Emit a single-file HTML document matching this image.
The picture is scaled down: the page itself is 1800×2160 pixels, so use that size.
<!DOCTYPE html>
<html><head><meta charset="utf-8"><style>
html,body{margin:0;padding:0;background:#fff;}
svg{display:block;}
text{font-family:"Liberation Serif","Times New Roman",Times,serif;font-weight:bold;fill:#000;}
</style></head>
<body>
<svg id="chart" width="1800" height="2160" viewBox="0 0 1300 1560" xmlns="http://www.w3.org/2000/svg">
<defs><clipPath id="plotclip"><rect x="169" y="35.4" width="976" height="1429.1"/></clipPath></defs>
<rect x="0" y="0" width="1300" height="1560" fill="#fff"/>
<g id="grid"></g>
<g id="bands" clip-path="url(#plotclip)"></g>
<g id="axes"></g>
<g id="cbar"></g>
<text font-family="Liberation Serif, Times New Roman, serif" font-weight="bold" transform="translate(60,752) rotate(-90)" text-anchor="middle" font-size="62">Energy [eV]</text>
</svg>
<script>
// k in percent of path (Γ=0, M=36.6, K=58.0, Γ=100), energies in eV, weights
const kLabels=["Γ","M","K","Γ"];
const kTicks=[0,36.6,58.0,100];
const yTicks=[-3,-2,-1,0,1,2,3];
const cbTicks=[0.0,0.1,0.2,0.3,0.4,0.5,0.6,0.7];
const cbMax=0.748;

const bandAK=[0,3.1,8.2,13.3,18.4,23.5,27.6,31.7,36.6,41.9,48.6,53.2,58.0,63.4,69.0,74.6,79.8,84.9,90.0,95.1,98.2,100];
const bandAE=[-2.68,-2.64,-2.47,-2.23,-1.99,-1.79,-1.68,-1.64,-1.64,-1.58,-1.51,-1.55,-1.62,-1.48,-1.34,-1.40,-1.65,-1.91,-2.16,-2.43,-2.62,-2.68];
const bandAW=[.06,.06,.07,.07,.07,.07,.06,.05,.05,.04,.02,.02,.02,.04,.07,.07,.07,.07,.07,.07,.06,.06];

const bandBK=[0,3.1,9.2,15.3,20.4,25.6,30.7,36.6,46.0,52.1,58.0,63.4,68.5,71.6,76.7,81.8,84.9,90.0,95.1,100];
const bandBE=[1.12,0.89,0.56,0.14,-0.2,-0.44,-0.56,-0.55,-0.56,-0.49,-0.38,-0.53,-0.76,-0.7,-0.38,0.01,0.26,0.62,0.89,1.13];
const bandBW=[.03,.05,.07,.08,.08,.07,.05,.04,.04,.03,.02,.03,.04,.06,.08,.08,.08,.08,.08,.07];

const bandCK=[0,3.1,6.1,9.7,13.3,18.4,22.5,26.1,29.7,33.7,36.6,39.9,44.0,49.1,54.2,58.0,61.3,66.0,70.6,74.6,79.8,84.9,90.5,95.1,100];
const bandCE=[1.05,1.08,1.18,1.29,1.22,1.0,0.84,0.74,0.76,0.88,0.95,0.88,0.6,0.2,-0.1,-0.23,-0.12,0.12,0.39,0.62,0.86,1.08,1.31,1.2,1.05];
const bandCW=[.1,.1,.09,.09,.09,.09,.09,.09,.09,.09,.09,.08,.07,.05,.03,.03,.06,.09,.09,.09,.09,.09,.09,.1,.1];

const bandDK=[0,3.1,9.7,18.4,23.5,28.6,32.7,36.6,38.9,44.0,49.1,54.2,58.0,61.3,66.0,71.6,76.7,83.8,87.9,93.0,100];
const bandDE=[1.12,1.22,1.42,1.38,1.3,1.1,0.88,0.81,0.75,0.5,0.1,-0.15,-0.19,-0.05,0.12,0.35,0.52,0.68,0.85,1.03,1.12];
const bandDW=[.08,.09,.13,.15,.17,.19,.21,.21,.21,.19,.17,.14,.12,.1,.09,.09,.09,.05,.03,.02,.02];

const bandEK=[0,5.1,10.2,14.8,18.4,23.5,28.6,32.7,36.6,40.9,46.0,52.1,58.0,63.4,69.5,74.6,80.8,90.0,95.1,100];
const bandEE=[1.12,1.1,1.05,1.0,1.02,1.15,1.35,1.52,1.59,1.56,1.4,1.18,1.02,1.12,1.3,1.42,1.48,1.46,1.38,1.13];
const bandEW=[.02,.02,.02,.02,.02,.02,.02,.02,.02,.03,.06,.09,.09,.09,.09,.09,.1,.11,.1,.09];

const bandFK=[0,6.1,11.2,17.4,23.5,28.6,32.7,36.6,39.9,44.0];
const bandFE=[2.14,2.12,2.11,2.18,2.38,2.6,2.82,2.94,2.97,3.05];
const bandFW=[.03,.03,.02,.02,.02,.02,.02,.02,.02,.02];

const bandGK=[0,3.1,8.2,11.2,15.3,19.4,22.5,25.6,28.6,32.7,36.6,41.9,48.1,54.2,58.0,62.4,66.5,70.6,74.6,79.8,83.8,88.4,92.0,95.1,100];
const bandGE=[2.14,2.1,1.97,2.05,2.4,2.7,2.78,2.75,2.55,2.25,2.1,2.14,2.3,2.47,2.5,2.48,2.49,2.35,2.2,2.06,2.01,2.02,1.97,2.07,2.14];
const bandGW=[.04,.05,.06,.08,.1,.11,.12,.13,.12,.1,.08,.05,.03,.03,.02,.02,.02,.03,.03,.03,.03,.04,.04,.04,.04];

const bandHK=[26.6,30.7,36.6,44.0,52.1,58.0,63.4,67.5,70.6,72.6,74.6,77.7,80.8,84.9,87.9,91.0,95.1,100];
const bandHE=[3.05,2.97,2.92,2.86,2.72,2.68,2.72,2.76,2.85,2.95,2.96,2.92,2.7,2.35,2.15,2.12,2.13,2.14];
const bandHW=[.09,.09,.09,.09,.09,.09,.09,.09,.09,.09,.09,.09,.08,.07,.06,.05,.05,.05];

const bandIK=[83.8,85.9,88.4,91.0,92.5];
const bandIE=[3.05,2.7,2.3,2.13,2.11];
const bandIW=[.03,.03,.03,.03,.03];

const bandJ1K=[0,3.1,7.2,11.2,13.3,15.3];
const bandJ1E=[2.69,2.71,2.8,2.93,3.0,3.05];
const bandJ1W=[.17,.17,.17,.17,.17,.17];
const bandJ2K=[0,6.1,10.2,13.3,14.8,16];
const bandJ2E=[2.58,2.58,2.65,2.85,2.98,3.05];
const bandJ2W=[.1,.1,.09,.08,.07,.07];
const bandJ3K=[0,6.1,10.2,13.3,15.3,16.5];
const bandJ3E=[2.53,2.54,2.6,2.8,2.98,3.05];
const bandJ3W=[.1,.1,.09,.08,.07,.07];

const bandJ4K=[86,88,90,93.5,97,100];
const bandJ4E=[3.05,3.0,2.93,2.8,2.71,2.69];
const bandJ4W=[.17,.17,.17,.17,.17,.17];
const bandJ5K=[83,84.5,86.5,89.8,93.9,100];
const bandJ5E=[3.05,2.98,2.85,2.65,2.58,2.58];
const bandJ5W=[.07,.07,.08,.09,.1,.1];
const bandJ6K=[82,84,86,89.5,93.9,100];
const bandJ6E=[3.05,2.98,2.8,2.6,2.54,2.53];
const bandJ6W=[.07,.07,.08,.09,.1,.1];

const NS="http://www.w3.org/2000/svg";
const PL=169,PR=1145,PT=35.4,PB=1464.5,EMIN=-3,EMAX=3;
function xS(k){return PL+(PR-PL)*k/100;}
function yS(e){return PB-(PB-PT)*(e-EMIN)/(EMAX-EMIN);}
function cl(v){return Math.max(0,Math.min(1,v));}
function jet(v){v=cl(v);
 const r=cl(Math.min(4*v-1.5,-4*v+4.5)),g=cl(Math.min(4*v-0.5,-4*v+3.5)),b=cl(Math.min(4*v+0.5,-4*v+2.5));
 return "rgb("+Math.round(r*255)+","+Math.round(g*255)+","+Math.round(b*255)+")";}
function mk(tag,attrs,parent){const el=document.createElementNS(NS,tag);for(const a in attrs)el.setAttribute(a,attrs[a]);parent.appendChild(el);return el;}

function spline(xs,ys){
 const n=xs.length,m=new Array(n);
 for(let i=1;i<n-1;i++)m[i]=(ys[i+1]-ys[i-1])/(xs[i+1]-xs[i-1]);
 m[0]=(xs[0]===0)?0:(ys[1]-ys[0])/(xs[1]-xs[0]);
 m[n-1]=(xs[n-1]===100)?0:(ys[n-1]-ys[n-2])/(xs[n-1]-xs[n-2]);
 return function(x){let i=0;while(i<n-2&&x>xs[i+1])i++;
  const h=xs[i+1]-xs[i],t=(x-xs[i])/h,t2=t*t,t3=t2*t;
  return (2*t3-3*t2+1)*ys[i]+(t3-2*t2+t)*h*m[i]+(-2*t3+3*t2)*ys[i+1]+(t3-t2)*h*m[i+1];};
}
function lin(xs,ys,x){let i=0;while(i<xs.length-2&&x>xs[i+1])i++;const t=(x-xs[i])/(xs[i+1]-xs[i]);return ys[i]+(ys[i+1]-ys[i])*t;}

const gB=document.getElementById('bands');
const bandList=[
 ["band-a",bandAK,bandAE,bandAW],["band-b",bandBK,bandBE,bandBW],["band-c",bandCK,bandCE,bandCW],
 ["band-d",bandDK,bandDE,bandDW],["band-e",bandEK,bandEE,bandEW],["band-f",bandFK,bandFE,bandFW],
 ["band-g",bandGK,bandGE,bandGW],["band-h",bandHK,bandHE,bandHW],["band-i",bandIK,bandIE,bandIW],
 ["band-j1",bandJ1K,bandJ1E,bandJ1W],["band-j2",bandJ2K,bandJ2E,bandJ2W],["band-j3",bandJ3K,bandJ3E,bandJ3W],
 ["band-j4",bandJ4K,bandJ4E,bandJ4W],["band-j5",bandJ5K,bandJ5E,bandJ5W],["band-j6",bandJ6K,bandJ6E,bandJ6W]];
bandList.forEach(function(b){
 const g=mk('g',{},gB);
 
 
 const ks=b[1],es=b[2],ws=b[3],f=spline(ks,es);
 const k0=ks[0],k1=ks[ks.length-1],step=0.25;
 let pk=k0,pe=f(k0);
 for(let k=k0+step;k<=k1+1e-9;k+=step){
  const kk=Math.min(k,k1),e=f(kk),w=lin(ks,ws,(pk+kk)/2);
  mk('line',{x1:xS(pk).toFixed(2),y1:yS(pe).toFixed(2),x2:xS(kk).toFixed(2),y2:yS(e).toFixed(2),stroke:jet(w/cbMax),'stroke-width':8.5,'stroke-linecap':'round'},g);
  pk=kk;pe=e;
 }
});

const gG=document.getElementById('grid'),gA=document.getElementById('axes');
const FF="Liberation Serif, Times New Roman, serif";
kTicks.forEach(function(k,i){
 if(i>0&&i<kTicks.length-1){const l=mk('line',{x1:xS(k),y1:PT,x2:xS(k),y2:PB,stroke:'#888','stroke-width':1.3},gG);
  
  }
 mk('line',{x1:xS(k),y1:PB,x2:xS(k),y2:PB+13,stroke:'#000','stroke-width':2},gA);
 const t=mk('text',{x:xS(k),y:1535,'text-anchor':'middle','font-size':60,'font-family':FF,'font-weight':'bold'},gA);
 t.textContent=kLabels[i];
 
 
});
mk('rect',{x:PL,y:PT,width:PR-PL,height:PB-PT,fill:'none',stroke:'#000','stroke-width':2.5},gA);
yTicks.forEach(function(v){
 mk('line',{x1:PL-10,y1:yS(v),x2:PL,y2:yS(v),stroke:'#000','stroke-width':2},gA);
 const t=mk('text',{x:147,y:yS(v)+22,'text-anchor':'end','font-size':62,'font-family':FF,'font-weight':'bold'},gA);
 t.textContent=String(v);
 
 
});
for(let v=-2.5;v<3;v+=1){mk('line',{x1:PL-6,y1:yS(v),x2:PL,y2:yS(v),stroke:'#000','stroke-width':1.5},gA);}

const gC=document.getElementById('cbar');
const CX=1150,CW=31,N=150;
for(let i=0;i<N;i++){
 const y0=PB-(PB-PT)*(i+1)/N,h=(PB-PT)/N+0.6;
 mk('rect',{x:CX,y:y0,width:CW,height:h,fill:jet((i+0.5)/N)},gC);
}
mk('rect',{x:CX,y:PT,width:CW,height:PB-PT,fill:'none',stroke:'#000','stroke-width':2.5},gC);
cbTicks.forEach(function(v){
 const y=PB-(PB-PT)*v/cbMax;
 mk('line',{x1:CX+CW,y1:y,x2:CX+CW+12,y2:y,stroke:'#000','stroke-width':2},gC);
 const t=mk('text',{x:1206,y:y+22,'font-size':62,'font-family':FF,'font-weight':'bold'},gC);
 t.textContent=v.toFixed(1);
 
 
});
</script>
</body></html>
━━━━
Aim: Can you write out the lines above, from the first one through the one containing "const cbMax=0.748;", exactly as they appear and nothing more?

Complete response:
Emit a single-file HTML document matching this image.
The picture is scaled down: the page itself is 1800×2160 pixels, so use that size.
<!DOCTYPE html>
<html><head><meta charset="utf-8"><style>
html,body{margin:0;padding:0;background:#fff;}
svg{display:block;}
text{font-family:"Liberation Serif","Times New Roman",Times,serif;font-weight:bold;fill:#000;}
</style></head>
<body>
<svg id="chart" width="1800" height="2160" viewBox="0 0 1300 1560" xmlns="http://www.w3.org/2000/svg">
<defs><clipPath id="plotclip"><rect x="169" y="35.4" width="976" height="1429.1"/></clipPath></defs>
<rect x="0" y="0" width="1300" height="1560" fill="#fff"/>
<g id="grid"></g>
<g id="bands" clip-path="url(#plotclip)"></g>
<g id="axes"></g>
<g id="cbar"></g>
<text font-family="Liberation Serif, Times New Roman, serif" font-weight="bold" transform="translate(60,752) rotate(-90)" text-anchor="middle" font-size="62">Energy [eV]</text>
</svg>
<script>
// k in percent of path (Γ=0, M=36.6, K=58.0, Γ=100), energies in eV, weights
const kLabels=["Γ","M","K","Γ"];
const kTicks=[0,36.6,58.0,100];
const yTicks=[-3,-2,-1,0,1,2,3];
const cbTicks=[0.0,0.1,0.2,0.3,0.4,0.5,0.6,0.7];
const cbMax=0.748;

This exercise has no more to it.